Remember, remember, the 5th of November
The Gunpowder Treason and plot;
I see of no reason why Gunpowder Treason
Should ever be forgot.
Every fifth of November bonfires are lit all around England and fireworks are set off to commemorate the day in 1605 when Guy Fawkes failed to blow up the House of Lords. My most memorable Bonfire Night took place in Roundhay Park, Leeds, in the north of England. There has never been a grander bonfire; it was constructed of entire trees and flamed impossibly high into the night sky, accompanied by a magnificent display of fireworks.
Bonfire Night (or Guy Fawkes Night) is a quintessentially British festival, so I wasn’t expecting to celebrate it over here on the west coast of the US, but a friend of mine let me in on a little secret. If you’re in Seattle on the fifth of November, head down to Golden Gardens and join in as a group of Seattle-based Brits, their spouses, friends, neighbours and random strangers celebrate their very own Bonfire Night on the beach. If you’re not sure where to go, look for shadowy figures silhouetted against a delicious red glow.

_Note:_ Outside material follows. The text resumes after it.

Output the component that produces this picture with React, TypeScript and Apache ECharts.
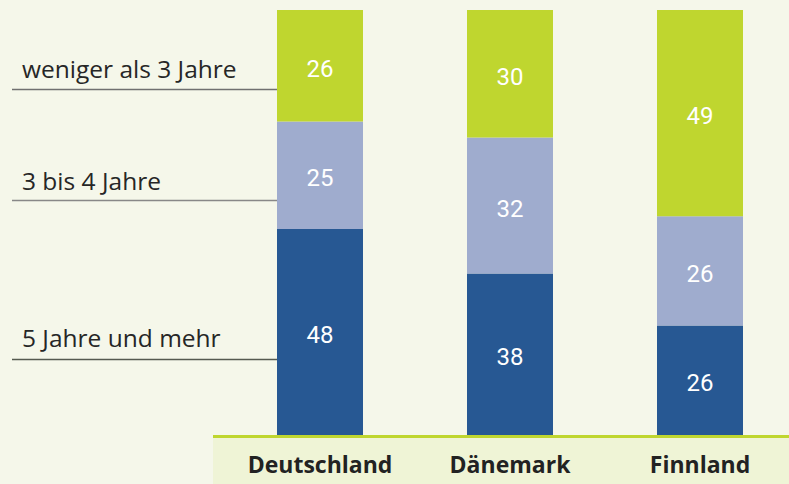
import React, { useEffect, useRef } from "react";
import * as echarts from "echarts";

const categories = ["Deutschland", "Dänemark", "Finnland"];
const seriesNames = ["5 Jahre und mehr", "3 bis 4 Jahre", "weniger als 3 Jahre"];
const fiveYearsPlus = [48, 38, 26];
const threeToFour = [25, 32, 26];
const lessThanThree = [26, 30, 49];
const colors = ["#275893", "#9facce", "#bfd62f"];

export default function App() {
  const ref = useRef<HTMLDivElement>(null);
  useEffect(() => {
    if (!ref.current) return;
    const chart = echarts.init(ref.current, undefined, { renderer: "svg" });
    const all = [fiveYearsPlus, threeToFour, lessThanThree];
    const totals = categories.map((_, i) => all.reduce((s, arr) => s + arr[i], 0));
    const series = all.map((arr, k) => ({
      name: seriesNames[k],
      type: "bar",
      stack: "total",
      barWidth: 86,
      itemStyle: { color: colors[k] },
      label: {
        show: true,
        position: "inside",
        offset: [0, 3],
        color: "#ffffff",
        fontFamily: "Roboto",
        fontWeight: 400,
        fontSize: 24,
        formatter: (p: any) => String(p.data.raw),
      },
      data: arr.map((v, i) => ({ value: (v / totals[i]) * 100, raw: v })),
    }));
    const labelStyle = { fontFamily: "Open Sans", fontSize: 24.5, fill: "#262626" };
    chart.setOption({
      animation: false,
      backgroundColor: "#f5f7ea",
      grid: { left: 225, top: 10, right: 0, bottom: 49 },
      xAxis: {
        type: "category",
        data: categories,
        axisLine: { show: false },
        axisTick: { show: false },
        axisLabel: {
          interval: 0,
          hideOverlap: false,
          margin: 17,
          color: "#222222",
          fontFamily: "Open Sans",
          fontWeight: "bold",
          fontSize: 23,
        },
      },
      yAxis: { type: "value", min: 0, max: 100, show: false, splitLine: { show: false } },
      graphic: [
        { type: "rect", shape: { x: 213, y: 437, width: 600, height: 47 }, style: { fill: "#eff4d6" }, z: -1 },
        { type: "line", shape: { x1: 213, y1: 436.5, x2: 800, y2: 436.5 }, style: { stroke: "#bfd62f", lineWidth: 3 } },
        { type: "text", x: 22, y: 68, style: { ...labelStyle, text: "weniger als 3 Jahre", verticalAlign: "middle" } },
        { type: "line", shape: { x1: 12, y1: 89.5, x2: 277, y2: 89.5 }, style: { stroke: "#707070", lineWidth: 1.5 } },
        { type: "text", x: 22, y: 180, style: { ...labelStyle, text: "3 bis 4 Jahre", verticalAlign: "middle" } },
        { type: "line", shape: { x1: 12, y1: 200.5, x2: 277, y2: 200.5 }, style: { stroke: "#888888", lineWidth: 1.5 } },
        { type: "text", x: 22, y: 337, style: { ...labelStyle, text: "5 Jahre und mehr", verticalAlign: "middle" } },
        { type: "line", shape: { x1: 12, y1: 359.5, x2: 277, y2: 359.5 }, style: { stroke: "#555a50", lineWidth: 1.5 } },
      ],
      series,
    });
    return () => chart.dispose();
  }, []);
  return (
    <div
      ref={ref}
      style={{ position: "fixed", left: 0, top: 0, width: 795, height: 484 }}
    />
  );
}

There were no fireworks as they are illegal in the City of Seattle; possession can earn you a hefty $5,000 fine and up to a year in jail! Instead, the revelers at Golden Gardens this year made do with bonfires, hand-held sparklers and several effigies of poor old Guy Fawkes which were tossed into the flames.
There was a surprisingly large turnout; people of all ages from tots to seniors showed up with firewood to burn, tasty treats to share around the dancing fires, and sparklers for everyone.